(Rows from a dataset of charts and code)
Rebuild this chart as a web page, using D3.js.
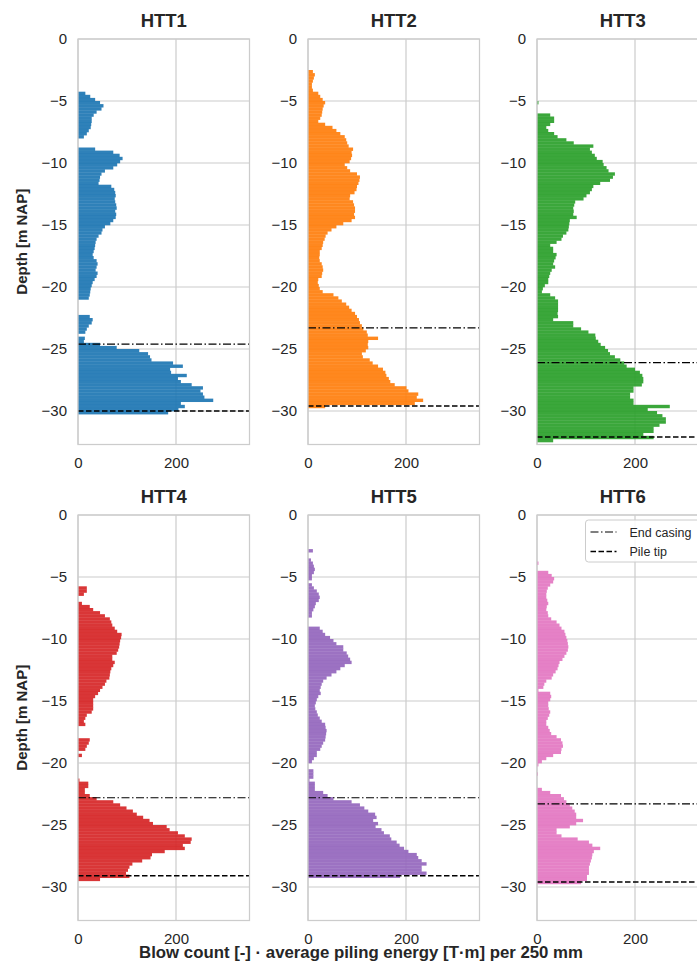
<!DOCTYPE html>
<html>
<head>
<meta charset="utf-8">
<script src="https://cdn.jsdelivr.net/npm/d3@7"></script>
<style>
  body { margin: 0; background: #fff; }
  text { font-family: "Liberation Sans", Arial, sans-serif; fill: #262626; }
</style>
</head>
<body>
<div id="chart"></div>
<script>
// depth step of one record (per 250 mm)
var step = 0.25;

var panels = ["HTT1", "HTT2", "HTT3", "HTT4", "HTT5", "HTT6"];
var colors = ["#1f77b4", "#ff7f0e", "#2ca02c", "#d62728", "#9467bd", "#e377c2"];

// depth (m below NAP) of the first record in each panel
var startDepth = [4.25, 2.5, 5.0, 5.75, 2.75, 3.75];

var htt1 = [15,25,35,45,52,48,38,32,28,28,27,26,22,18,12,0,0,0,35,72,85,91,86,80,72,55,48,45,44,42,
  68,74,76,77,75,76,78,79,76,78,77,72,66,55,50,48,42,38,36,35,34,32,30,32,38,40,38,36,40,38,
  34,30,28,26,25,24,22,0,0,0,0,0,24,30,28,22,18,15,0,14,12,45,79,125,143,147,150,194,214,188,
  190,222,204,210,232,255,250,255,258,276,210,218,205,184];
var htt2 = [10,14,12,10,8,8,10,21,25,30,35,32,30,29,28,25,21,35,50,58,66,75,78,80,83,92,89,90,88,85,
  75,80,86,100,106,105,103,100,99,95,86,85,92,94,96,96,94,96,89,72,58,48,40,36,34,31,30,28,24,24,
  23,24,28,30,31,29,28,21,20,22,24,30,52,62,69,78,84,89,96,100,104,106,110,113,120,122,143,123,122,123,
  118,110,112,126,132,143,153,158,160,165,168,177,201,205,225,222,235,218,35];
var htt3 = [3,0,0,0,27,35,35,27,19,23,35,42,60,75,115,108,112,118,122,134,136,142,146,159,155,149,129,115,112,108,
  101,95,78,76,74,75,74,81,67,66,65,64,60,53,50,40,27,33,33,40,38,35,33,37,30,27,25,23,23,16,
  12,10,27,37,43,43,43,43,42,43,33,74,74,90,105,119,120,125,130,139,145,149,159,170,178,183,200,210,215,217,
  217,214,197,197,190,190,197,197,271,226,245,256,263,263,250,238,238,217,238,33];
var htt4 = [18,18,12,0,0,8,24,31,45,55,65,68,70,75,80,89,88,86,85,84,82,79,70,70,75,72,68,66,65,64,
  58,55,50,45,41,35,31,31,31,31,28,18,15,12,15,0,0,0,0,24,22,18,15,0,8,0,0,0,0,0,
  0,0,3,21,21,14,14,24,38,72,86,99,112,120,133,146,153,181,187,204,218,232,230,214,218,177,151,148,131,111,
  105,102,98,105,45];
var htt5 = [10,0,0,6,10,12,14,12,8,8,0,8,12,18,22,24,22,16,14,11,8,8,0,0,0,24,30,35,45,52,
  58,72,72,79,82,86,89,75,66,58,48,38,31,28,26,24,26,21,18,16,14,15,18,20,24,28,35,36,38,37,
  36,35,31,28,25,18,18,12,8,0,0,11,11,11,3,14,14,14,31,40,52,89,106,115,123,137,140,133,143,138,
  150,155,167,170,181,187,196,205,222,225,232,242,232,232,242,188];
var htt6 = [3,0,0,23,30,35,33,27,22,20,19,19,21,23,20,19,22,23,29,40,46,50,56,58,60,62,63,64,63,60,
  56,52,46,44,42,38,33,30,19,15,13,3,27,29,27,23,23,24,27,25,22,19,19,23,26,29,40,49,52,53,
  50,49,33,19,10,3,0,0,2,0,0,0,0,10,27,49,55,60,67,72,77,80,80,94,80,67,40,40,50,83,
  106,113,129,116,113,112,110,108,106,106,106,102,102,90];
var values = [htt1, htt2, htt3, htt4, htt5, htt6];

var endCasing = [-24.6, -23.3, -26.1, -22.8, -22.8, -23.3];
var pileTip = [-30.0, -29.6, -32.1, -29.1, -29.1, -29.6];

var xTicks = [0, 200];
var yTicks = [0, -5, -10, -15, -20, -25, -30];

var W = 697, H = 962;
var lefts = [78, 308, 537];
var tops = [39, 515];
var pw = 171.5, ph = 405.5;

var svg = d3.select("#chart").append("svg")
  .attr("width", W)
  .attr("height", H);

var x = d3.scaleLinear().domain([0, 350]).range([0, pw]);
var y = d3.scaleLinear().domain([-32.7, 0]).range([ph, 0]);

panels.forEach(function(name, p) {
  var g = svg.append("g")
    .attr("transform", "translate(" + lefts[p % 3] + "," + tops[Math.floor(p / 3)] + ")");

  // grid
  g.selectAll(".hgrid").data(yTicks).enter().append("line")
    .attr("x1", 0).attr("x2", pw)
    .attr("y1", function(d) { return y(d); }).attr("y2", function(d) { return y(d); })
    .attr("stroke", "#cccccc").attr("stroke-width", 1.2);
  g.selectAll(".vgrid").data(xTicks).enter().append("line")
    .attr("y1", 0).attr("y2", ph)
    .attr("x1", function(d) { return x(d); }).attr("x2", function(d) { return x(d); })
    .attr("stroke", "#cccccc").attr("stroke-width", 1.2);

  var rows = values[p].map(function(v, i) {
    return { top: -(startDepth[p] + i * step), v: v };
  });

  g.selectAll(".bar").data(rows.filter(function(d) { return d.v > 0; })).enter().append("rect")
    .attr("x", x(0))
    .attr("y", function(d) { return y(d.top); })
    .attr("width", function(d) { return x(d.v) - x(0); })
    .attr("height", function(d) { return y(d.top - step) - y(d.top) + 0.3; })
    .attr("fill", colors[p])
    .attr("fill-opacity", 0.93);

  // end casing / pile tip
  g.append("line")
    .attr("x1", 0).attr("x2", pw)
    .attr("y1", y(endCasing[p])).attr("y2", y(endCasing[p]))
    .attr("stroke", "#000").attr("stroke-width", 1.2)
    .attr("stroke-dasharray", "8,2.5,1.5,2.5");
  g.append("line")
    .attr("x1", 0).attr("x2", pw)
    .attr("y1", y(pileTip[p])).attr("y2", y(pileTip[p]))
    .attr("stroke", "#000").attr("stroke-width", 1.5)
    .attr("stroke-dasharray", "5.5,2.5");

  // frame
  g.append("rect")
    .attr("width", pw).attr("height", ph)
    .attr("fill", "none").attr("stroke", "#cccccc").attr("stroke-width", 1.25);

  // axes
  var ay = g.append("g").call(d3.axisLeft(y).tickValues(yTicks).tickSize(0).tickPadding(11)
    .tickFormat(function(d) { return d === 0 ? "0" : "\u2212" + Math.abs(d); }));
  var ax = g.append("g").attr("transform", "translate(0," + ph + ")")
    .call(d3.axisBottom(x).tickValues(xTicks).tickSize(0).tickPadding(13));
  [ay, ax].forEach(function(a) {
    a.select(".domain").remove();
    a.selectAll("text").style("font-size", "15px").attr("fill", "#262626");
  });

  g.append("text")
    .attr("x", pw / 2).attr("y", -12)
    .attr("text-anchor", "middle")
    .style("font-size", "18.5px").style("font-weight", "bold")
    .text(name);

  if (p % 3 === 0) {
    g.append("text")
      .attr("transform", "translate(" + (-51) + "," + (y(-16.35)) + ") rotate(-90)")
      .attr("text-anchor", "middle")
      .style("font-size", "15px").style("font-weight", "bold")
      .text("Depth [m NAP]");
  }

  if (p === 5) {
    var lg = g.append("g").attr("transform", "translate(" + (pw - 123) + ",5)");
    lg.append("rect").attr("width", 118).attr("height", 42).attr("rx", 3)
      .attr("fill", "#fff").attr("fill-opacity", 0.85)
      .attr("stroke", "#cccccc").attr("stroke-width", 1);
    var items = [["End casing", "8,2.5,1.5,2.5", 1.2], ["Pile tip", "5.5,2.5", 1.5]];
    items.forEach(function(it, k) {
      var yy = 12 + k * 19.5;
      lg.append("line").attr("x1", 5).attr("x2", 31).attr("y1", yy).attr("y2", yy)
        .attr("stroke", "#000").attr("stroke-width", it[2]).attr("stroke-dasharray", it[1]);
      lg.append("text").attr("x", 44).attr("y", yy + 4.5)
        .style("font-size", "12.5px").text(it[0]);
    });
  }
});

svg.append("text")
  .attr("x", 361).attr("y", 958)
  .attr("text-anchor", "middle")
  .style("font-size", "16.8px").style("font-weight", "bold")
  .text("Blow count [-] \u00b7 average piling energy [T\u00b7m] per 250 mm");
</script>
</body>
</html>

--

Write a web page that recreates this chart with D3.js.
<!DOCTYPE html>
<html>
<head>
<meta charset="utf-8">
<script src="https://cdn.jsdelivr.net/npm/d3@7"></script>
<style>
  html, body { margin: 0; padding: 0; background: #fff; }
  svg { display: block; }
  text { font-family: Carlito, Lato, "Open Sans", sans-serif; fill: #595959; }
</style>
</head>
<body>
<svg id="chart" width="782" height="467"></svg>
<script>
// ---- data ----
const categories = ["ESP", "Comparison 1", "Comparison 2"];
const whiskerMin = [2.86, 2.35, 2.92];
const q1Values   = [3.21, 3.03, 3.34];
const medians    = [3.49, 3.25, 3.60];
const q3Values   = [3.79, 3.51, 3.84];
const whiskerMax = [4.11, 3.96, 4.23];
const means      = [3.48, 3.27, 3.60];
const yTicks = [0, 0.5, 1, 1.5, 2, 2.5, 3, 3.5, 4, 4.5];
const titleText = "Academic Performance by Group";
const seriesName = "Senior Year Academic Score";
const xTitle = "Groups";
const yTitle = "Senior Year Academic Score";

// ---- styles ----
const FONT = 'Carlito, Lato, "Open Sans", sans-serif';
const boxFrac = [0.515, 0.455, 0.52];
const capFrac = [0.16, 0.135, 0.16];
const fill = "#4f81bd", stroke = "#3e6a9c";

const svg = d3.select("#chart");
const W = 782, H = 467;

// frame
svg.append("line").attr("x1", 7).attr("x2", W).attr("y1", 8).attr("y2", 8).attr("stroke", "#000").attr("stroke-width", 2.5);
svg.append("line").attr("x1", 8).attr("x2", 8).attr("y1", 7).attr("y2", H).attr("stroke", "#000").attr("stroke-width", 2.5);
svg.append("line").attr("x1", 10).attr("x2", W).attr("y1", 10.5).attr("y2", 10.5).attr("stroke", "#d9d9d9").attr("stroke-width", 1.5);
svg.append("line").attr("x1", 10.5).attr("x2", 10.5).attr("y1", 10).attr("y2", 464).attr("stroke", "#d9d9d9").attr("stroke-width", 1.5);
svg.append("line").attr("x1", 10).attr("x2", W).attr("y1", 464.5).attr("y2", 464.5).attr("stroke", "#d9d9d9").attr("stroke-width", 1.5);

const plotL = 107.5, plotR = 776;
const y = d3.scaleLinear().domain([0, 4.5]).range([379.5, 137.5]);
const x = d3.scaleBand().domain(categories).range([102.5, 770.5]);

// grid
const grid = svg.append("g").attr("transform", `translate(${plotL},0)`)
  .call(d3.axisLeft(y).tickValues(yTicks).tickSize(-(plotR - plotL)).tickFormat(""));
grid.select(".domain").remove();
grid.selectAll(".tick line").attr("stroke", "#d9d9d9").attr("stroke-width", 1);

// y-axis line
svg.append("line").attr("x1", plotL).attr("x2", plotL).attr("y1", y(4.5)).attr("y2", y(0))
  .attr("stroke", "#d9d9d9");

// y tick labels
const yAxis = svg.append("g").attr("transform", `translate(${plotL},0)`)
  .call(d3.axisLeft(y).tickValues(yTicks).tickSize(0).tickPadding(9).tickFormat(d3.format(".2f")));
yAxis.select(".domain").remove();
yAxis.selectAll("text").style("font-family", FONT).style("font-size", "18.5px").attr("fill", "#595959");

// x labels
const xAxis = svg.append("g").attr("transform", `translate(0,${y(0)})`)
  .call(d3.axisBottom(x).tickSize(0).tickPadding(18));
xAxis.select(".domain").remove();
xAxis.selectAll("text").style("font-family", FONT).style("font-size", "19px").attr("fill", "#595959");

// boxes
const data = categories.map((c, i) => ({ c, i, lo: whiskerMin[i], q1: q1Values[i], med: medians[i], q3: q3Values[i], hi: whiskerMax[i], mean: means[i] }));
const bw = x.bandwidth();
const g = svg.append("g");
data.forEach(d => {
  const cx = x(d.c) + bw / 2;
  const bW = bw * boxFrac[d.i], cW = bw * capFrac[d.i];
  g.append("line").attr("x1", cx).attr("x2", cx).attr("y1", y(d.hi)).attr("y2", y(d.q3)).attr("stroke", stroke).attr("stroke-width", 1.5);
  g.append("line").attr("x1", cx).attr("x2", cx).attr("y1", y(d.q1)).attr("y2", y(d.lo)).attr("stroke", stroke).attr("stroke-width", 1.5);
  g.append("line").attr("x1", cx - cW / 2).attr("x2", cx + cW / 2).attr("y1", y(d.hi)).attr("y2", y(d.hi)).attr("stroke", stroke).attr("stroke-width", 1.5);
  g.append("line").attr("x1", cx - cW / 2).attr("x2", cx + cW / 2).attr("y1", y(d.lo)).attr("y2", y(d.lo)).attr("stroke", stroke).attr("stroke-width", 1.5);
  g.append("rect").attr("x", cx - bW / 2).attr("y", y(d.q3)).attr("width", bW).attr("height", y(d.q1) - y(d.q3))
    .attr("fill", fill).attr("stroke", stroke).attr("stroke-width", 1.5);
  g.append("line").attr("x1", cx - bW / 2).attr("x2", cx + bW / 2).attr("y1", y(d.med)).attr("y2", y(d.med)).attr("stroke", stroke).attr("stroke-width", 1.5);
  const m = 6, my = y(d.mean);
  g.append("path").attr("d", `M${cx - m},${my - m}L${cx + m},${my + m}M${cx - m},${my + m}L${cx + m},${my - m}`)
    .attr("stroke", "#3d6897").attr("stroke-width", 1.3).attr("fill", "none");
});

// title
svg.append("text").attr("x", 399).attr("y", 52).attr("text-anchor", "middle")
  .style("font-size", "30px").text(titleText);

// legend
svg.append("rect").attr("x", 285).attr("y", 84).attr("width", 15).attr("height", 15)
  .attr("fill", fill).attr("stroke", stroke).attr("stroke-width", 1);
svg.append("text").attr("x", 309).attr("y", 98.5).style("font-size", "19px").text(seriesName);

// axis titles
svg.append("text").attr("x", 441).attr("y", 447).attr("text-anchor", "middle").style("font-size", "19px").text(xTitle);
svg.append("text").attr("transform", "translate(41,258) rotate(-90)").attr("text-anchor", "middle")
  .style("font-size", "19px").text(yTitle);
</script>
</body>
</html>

...

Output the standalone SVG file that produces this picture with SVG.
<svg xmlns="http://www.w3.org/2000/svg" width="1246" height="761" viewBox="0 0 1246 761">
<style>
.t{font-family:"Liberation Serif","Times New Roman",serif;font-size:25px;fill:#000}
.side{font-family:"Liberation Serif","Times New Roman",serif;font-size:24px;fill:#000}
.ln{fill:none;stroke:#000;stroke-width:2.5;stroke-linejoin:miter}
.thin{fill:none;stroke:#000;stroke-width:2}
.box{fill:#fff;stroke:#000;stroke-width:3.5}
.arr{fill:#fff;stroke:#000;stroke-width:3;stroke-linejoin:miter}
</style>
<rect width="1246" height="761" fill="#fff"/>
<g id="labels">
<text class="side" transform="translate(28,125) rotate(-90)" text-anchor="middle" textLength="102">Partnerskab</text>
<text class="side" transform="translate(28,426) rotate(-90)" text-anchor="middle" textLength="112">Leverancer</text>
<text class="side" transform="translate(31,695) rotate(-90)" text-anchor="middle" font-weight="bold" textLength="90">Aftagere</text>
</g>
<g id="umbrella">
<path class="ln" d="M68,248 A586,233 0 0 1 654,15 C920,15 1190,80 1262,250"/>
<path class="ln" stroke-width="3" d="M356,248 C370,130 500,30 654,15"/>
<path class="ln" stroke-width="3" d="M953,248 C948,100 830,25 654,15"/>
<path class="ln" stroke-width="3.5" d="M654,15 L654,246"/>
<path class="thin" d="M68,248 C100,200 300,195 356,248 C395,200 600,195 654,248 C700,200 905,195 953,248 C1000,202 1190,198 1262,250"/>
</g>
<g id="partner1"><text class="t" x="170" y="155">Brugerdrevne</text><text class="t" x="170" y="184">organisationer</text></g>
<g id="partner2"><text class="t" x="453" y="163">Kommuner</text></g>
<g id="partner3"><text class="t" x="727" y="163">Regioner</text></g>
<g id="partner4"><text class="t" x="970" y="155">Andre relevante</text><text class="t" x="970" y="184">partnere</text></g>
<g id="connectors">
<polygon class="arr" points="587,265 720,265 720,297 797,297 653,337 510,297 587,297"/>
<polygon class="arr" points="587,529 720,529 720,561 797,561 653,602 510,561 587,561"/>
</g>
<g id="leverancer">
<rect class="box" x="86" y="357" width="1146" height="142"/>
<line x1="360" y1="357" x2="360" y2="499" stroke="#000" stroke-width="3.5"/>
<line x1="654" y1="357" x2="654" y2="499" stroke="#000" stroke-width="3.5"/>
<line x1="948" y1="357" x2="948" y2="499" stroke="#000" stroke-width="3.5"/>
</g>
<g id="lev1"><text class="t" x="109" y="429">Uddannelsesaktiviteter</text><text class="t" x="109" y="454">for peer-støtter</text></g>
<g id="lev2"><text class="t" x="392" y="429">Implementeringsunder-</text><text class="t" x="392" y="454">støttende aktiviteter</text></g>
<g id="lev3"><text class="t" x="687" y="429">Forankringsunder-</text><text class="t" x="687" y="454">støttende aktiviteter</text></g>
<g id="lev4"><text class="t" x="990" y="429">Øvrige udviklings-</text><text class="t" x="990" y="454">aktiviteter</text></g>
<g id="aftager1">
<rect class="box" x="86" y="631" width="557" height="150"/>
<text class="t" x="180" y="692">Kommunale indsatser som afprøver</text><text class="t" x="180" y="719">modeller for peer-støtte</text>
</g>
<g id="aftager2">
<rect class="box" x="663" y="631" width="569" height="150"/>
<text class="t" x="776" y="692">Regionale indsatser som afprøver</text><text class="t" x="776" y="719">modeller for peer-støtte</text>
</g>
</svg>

- **Do this**
In the listing above, find the line with "Rebuild this chart" and the line with "var startDepth = [4.25, 2.5, 5.0, 5.75, 2.75, 3.75];". Set down exactly those lines and everything between them, skipping pictures.

- **Answer for the task**
Rebuild this chart as a web page, using D3.js.
<!DOCTYPE html>
<html>
<head>
<meta charset="utf-8">
<script src="https://cdn.jsdelivr.net/npm/d3@7"></script>
<style>
  body { margin: 0; background: #fff; }
  text { font-family: "Liberation Sans", Arial, sans-serif; fill: #262626; }
</style>
</head>
<body>
<div id="chart"></div>
<script>
// depth step of one record (per 250 mm)
var step = 0.25;

var panels = ["HTT1", "HTT2", "HTT3", "HTT4", "HTT5", "HTT6"];
var colors = ["#1f77b4", "#ff7f0e", "#2ca02c", "#d62728", "#9467bd", "#e377c2"];

// depth (m below NAP) of the first record in each panel
var startDepth = [4.25, 2.5, 5.0, 5.75, 2.75, 3.75];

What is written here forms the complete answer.